Many philosophical debates have been enhanced by the use of mathematical tools. The purpose of this course is to introduce students to those tools, and enhance their skills in using them. Any student who is interested in the use of mathematical tools in reasoning, either because they want to use those tools themselves, or because they want to critically examine others' usage of the tools, will benefit from the course. We will start with propositional and predicate logic, which is presupposed in everything else we do, and is relevant to the analysis of arguments. Then we will look at modal logic, the logic of 'must'. This is relevant to the theory of necessity in metaphysics, to the theory of knowledge in epistemology, and to the theory of obligation in ethics. We will look at 'non-classical' logics, and why some logician have thought that we need to modify logic itself to solve philosophical puzzles.

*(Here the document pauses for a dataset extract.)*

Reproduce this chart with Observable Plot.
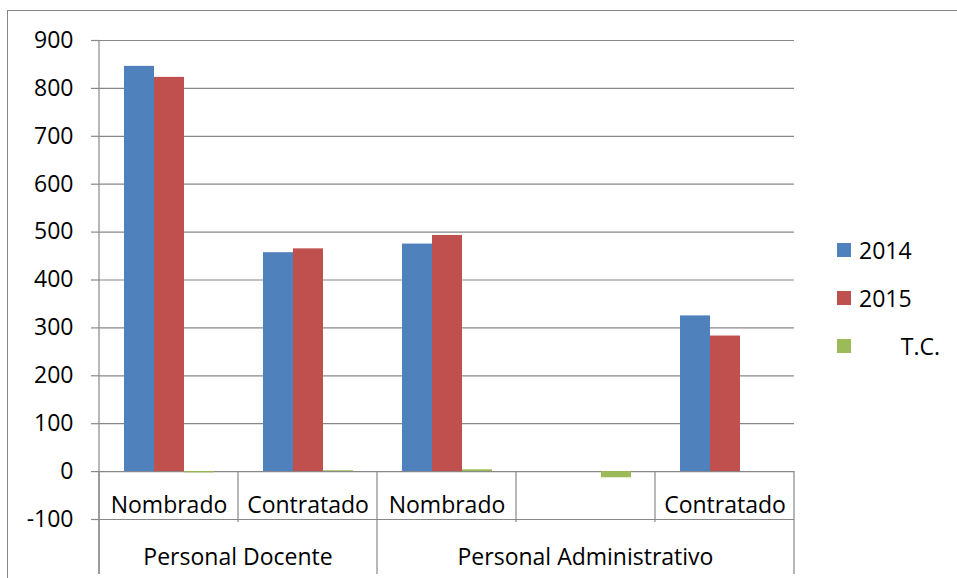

The final part of the course will look at probability, decision making and game playing. We will go over the orthodox theory of how rational agents think and act under uncertainty. And we will look at applications of this theory to explaining puzzles from the history of science and from economics. Then we will look at the theory of games, the theory of how agents act when their outcomes depend on what they do, and on what other rational agents do. We will explain the fundamental notion of game theory, Nash equilibrium, and show how game theory can be used to explain puzzling behavior.

Course Requirements:

The course assessment will be based largely on problem sets throughout the course, with a final exam.